- _DO THIS_:
Repeat exactly, please, the lines that begin at the start of the listing and end at the line holding "from matplotlib.patches import".

- _DATASET CONTENT_:
^^^^^^^^

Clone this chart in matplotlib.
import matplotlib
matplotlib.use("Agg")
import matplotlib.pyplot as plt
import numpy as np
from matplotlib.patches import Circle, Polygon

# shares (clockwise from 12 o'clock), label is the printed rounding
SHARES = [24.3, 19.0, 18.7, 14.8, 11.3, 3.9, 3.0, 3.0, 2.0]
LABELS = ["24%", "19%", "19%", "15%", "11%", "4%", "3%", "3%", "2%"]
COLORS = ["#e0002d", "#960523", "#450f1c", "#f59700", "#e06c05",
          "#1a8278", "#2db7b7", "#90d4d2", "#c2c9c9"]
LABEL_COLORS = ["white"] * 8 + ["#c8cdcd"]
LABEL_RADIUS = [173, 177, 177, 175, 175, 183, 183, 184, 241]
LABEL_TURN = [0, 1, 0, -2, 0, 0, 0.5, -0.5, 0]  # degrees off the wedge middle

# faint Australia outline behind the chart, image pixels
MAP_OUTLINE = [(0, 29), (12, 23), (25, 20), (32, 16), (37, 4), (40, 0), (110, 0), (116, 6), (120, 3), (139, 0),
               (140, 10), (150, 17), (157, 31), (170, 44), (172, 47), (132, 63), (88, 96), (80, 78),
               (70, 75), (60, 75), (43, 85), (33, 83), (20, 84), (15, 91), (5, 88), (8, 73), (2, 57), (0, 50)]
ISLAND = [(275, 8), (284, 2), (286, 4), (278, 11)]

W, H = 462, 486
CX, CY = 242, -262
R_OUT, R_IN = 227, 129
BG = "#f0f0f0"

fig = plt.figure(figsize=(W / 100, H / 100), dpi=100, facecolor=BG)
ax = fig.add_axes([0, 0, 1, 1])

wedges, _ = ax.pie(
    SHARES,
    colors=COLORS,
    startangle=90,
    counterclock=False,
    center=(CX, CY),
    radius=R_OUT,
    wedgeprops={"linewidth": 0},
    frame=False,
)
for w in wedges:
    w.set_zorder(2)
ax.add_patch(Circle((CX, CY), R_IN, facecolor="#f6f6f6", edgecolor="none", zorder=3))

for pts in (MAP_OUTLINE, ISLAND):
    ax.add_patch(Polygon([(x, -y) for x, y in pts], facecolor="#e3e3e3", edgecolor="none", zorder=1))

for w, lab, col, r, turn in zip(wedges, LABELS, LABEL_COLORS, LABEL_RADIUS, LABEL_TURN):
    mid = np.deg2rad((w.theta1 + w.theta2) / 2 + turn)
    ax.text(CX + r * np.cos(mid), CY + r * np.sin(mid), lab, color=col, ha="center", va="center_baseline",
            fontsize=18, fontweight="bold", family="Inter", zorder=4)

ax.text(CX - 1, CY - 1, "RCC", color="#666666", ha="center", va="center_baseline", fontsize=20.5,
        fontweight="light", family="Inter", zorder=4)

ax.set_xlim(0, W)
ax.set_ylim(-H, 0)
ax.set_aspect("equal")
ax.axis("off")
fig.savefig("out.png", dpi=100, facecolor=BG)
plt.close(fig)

^^^^^^^^

- _TASK SOLUTION_:
Clone this chart in matplotlib.
import matplotlib
matplotlib.use("Agg")
import matplotlib.pyplot as plt
import numpy as np
from matplotlib.patches import Circle, Polygon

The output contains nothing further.